Furthermore, in the above tables it is noticeable that the AWGN-abstracted BER and BLER are somewhat larger than the corresponding values obtained by both the proposed model and real life testing, with or without the preamplifier applied. This can be interpreted as the consequence of worst-case design of the AWGN abstraction (coming out of wide-sense stationary uncorrelated scattering (WSS-US) assumption, when no dominant reflective events are identified on the OTDR trace.

4. Conclusions

A simple and cost effective means for estimating the fiber optic link BER and BLER floor from an OTDR trace, is proposed to extend OTDR usability during installation and maintenance of fiber optic links, beyond bare identifying and visualizing various error-generating impairments (events), to encompass predicting the end-to-end transmission performance.

With this regard, we considered the OTDR-identified reflective events as determining the standard time-dispersion indicator—mean delay spread of the power-delay profile, which is known to determine the BER floor (and thus BLER, too).

Moreover, for the case when the high-SNR condition is not fulfilled for estimating the residual BER, we proposed the OTDR dynamic range extension by introducing a low-noise high-gain EDFA optical preamplifier in front of the OTDR, to reduce the noise floor of the cascade, and thus increase SNR.

The theoretical model was preliminary validated experimentally, showing good matching between the OTDR-predicted and actually measured residual BER, for short transmitted pulses and large enough OTDR receiver bandwidth.

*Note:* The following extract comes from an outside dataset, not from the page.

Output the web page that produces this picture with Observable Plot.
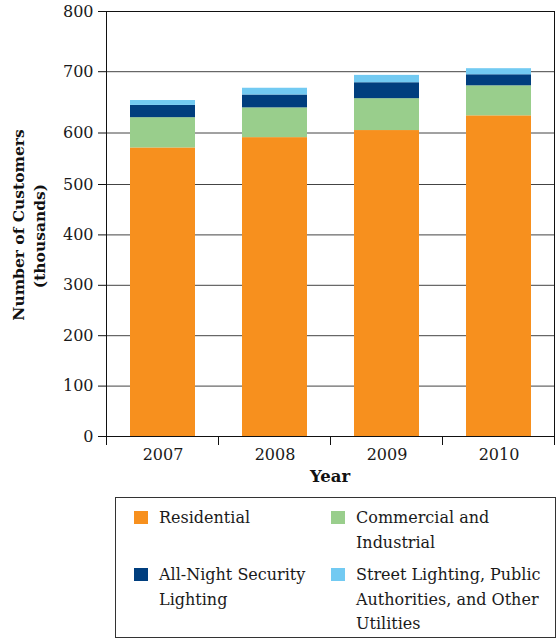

This work was aimed to model, quantify, and verify predicting fiber OFDM transmission performance from OTDR trace, and so pave the way to high-accuracy measurements that can be repeated as many times as needed within professional R&D and field test campaigns, taking into account design and deployment issues as well, and using sophisticated hardware and industry-standard software simulation tools.